As a contributor, ensure that you give full credit for the work of others and bear in mind how your changes affect others. It is also expected that you try to follow the development schedule and guidelines.
As a user, remember that contributors work hard on their part of PLCSource.IO and take great pride in it. If you are frustrated your problems are more likely to be resolved if you can give accurate and well-mannered information to all concerned.
We expect members of our community to be respectful when dealing with other contributors, users, and communities. Remember that PLCSource.IO is an international project and that you may be unaware of important aspects of other cultures.
6 – COLLABORATIVE
In order to avoid misunderstanding, try to be clear and concise when requesting help or giving it. Remember it is easy to misunderstand emails (especially when they are not written in your mother tongue).
Ask for clarifications if unsure how something is meant; remember the first rule — assume in the first instance that people mean well.
As a contributor, you should aim to collaborate with other community members, as well as with other communities that are interested in or depend on the work you do.
Your work should be transparent and be fed back into the community when available, not just when PLCSource.IO releases.
If you wish to work on something new in existing projects, keep those projects informed of your ideas and progress.
It may not always be possible to reach a consensus on the implementation of an idea, so don't feel obliged to achieve this before you begin.
However, always ensure that you keep the outside world informed of your work, and publish it in a way that allows outsiders to test, discuss and contribute to your efforts.
Contributors on every project come and go.
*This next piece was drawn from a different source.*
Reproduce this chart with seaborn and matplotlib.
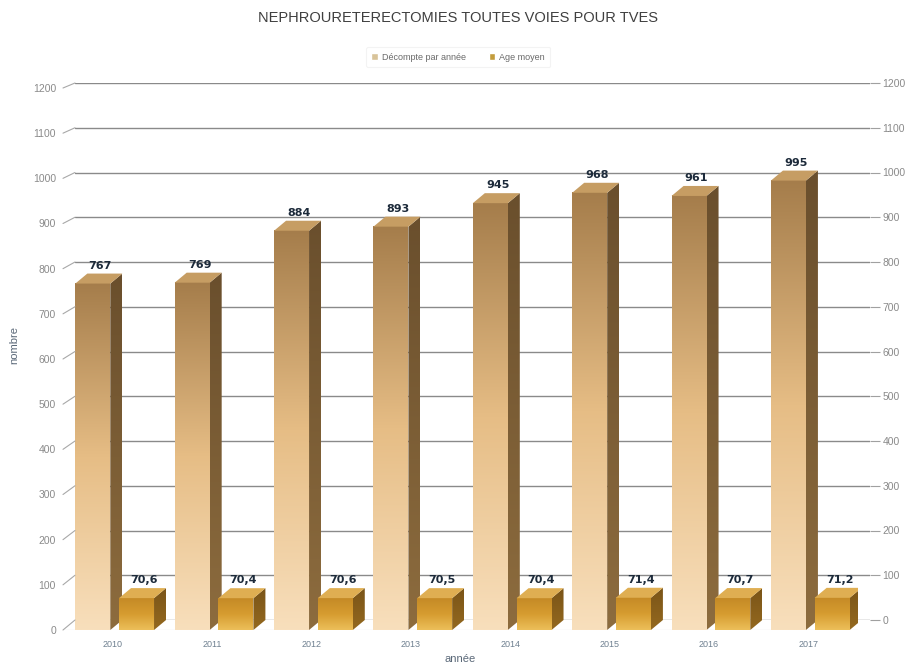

When you leave or disengage from the project, in whole or in part, you should do so with pride about what you have achieved and by acting responsibly towards others who come after you to continue the project.
As a user, your feedback is important, as is its form. Poorly thought out comments can cause pain and the demotivation of other community members, but considerate discussion of problems can bring positive results. An encouraging word works wonders.
7 – Community Badges
Colored badges, the people answering questions in the forums may have badges next to their user ID.
Badges show a member's identity or level of participation, such as:
Silver Product Experts
Gold Product Experts
Platinum Product Experts
SCADA and HMI Expert
More to be Added.
When you meet them on our Community Forum you can check their badges description.